Still, rising interest rates and high energy costs could keep more homeowners from making timely loan payments.
Home loan applications drop
Mortgage applications decreased last week, dragged down by sharp decline in home refinancings to a 17-month low as interest rates held near the highest levels of the year, an industry trade group said on Wednesday.
The Mortgage Bankers Association said its seasonally adjusted index of mortgage application activity for the week ended Dec. 9 decreased 5.7 percent to 619.3 from the previous week’s 656.7.
Borrowing costs on 30-year fixed-rate mortgages, excluding fees, averaged 6.28 percent, down 0.04 percentage point from the previous week’s 6.32 percent.
The 30-year fixed-rate mortgage, the industry benchmark, is substantially above its 2005 low of 5.47 percent in late June and close to its high of 6.33 percent in the week of Nov. 11.
The group’s seasonally adjusted index of refinancing applications dropped 9.7 percent to 1,441.8 compared with 1,596.4 the previous week. Volume was at its lowest level since the week ended June 25, 2004, when the index reached 1,386.9.

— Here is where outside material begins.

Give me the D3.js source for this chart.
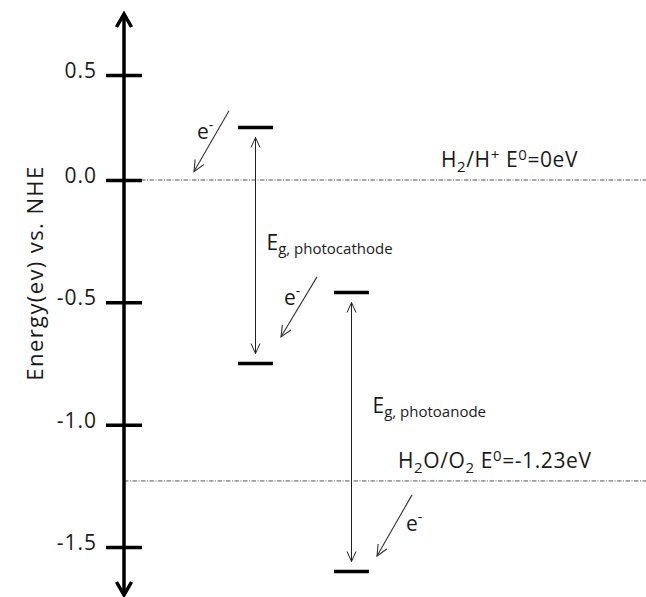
<!DOCTYPE html>
<html>
<head>
<meta charset="utf-8">
<script src="https://cdn.jsdelivr.net/npm/d3@7"></script>
<style>
  html, body { margin: 0; padding: 0; background: #fff; }
  svg { display: block; }
  text { font-family: "Open Sans", "Noto Sans", sans-serif; fill: #1a1a1a; }
</style>
</head>
<body>
<svg id="chart" width="646" height="597"></svg>
<script>
// Energy axis (eV vs. NHE)
const energyTicks = [0.5, 0.0, -0.5, -1.0, -1.5];
const tickLabels = ["0.5", "0.0", "-0.5", "-1.0", "-1.5"];

// Semiconductor electrodes and their band edges (eV)
const electrodes = ["photocathode", "photoanode"];
const conductionBand = [0.25, -0.46];
const valenceBand = [-0.75, -1.6];

// Redox reference potentials (eV)
const redoxCouples = ["H2/H+", "H2O/O2"];
const redoxPotentials = [0, -1.23];

// Electron transfer arrows: electrode, start and end energy (eV)
const electronBand = ["photocathode", "photoanode", "photoanode"];
const electronFrom = [0.33, -0.396, -1.287];
const electronTo = [0.04, -0.641, -1.537];

const svg = d3.select("#chart");
const W = 646, H = 597;

// Layout
const axisX = 124;
const y = d3.scaleLinear().domain([0.5, 0, -1.5]).range([75, 180, 547]);
const x = d3.scalePoint().domain(electrodes).range([255.5, 351.5]);
const barHalf = 17.5;

// Open chevron arrowhead
function chevron(g, tipX, tipY, dirX, dirY, len, half, width, color) {
  const n = Math.hypot(dirX, dirY);
  const ux = dirX / n, uy = dirY / n;
  const px = -uy, py = ux;
  const bx = tipX - ux * len, by = tipY - uy * len;
  g.append("path")
    .attr("d", `M${bx + px * half},${by + py * half}L${tipX},${tipY}L${bx - px * half},${by - py * half}`)
    .attr("fill", "none")
    .attr("stroke", color)
    .attr("stroke-width", width)
    .attr("stroke-linejoin", "miter")
    .attr("stroke-linecap", "butt");
}

// Redox reference lines (dash-dot)
svg.append("g").selectAll("line")
  .data(redoxPotentials)
  .join("line")
  .attr("x1", axisX).attr("x2", W)
  .attr("y1", d => y(d)).attr("y2", d => y(d))
  .attr("stroke", "#555")
  .attr("stroke-width", 1)
  .attr("stroke-dasharray", "4.5,1.5,1,1.5");

// Redox labels
const redoxLabelX = [441, 398];
const redoxText = svg.append("g").selectAll("text")
  .data(redoxPotentials)
  .join("text")
  .attr("x", (d, i) => redoxLabelX[i])
  .attr("y", d => y(d) - 13)
  .attr("font-size", 21)
  .attr("letter-spacing", 0.6);
// H2/H+ E0=0eV
{
  const t = d3.select(redoxText.nodes()[0]);
  t.append("tspan").text("H");
  t.append("tspan").attr("font-size", 15).attr("dy", 5).text("2");
  t.append("tspan").attr("dy", -5).text("/H");
  t.append("tspan").attr("font-size", 15).attr("dy", -7).text("+");
  t.append("tspan").attr("dy", 7).text(" E");
  t.append("tspan").attr("font-size", 15).attr("dy", -7).text("0");
  t.append("tspan").attr("dy", 7).text("=" + redoxPotentials[0] + "eV");
}
// H2O/O2 E0=-1.23eV
{
  const t = d3.select(redoxText.nodes()[1]);
  t.append("tspan").text("H");
  t.append("tspan").attr("font-size", 15).attr("dy", 5).text("2");
  t.append("tspan").attr("dy", -5).text("O/O");
  t.append("tspan").attr("font-size", 15).attr("dy", 5).text("2");
  t.append("tspan").attr("dy", -5).text(" E");
  t.append("tspan").attr("font-size", 15).attr("dy", -7).text("0");
  t.append("tspan").attr("dy", 7).text("=" + redoxPotentials[1] + "eV");
}

// Tick marks and labels (ticks cross the axis line)
const axis = d3.axisLeft(y)
  .tickValues(energyTicks)
  .tickFormat((d, i) => tickLabels[i])
  .tickSizeInner(36)
  .tickSizeOuter(0)
  .tickPadding(9);
const axisG = svg.append("g")
  .attr("transform", `translate(${axisX + 18},0)`)
  .call(axis);
axisG.select(".domain").remove();
axisG.selectAll(".tick line").attr("stroke", "#000").attr("stroke-width", 3.5);
axisG.selectAll(".tick text")
  .attr("font-size", 21)
  .attr("letter-spacing", 1)
  .attr("font-family", "'Open Sans', sans-serif")
  .attr("fill", "#1a1a1a")
  .attr("dy", "0.12em");

// Main vertical axis with arrowheads at both ends
const axisTop = 14, axisBottom = 595;
svg.append("line")
  .attr("x1", axisX).attr("x2", axisX)
  .attr("y1", axisTop + 1).attr("y2", axisBottom - 1)
  .attr("stroke", "#000").attr("stroke-width", 3.5);
chevron(svg, axisX, axisTop, 0, -1, 13, 7.5, 3.5, "#000");
chevron(svg, axisX, axisBottom, 0, 1, 13, 7.5, 3.5, "#000");

// Axis title
svg.append("text")
  .attr("transform", `translate(43,273) rotate(-90)`)
  .attr("text-anchor", "middle")
  .attr("font-size", 22)
  .attr("letter-spacing", 1.4)
  .text("Energy(ev) vs. NHE");

// Band edges and band-gap arrows
const bands = svg.append("g");
electrodes.forEach((e, i) => {
  [conductionBand[i], valenceBand[i]].forEach(v => {
    bands.append("line")
      .attr("x1", x(e) - barHalf).attr("x2", x(e) + barHalf)
      .attr("y1", y(v)).attr("y2", y(v))
      .attr("stroke", "#000").attr("stroke-width", 3.5);
  });
  const top = y(conductionBand[i]) + 10, bot = y(valenceBand[i]) - 10;
  bands.append("line")
    .attr("x1", x(e)).attr("x2", x(e))
    .attr("y1", top).attr("y2", bot)
    .attr("stroke", "#222").attr("stroke-width", 1);
  chevron(bands, x(e), top, 0, -1, 10, 4.5, 1, "#222");
  chevron(bands, x(e), bot, 0, 1, 10, 4.5, 1, "#222");
});

// Band gap labels
const gapLabelPos = [{ dx: 11, y: 250 }, { dx: 21, y: 413 }];
electrodes.forEach((e, i) => {
  const t = svg.append("text")
    .attr("x", x(e) + gapLabelPos[i].dx)
    .attr("y", gapLabelPos[i].y)
    .attr("font-size", 21);
  t.append("tspan").text("E");
  t.append("tspan").attr("font-size", 15).attr("dy", 4).text("g, " + e);
});

// Electron transfer arrows
const electronDx = [[-26.5, -61.5], [-34.5, -70.5], [60.5, 25.5]];
const electronLabel = [[-32, 28], [-33, 28], [-6, 36]];
const eG = svg.append("g");
electronBand.forEach((b, i) => {
  const x1 = x(b) + electronDx[i][0], y1 = y(electronFrom[i]);
  const x2 = x(b) + electronDx[i][1], y2 = y(electronTo[i]);
  eG.append("line")
    .attr("x1", x1).attr("y1", y1).attr("x2", x2).attr("y2", y2)
    .attr("stroke", "#333").attr("stroke-width", 1.1);
  chevron(eG, x2, y2, x2 - x1, y2 - y1, 11, 5, 1.1, "#333");
  const t = eG.append("text")
    .attr("x", x1 + electronLabel[i][0])
    .attr("y", y1 + electronLabel[i][1])
    .attr("font-size", 21);
  t.append("tspan").text("e");
  t.append("tspan").attr("font-size", 14).attr("dy", -9).text("-");
});
</script>
</body>
</html>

The MBA’s also reported that its seasonally adjusted purchase mortgage index fell. It dropped 3.5 percent to 477.9 from the previous week’s 495.1. The index is considered a timely gauge on U.S. home sales.
Analysts and economists say the steady climb in interest rates in recent months may have finally starting cooling the housing sector.
Fixed 15-year mortgage rates averaged 5.83 percent, down from 5.84 percent the previous week. Rates on one-year adjustable-rate mortgages climbed to 5.50 percent from 5.49 percent.
The MBA’s survey covers about 50 percent of all U.S. retail residential mortgage originations. Respondents include mortgage bankers, commercial banks and thrifts.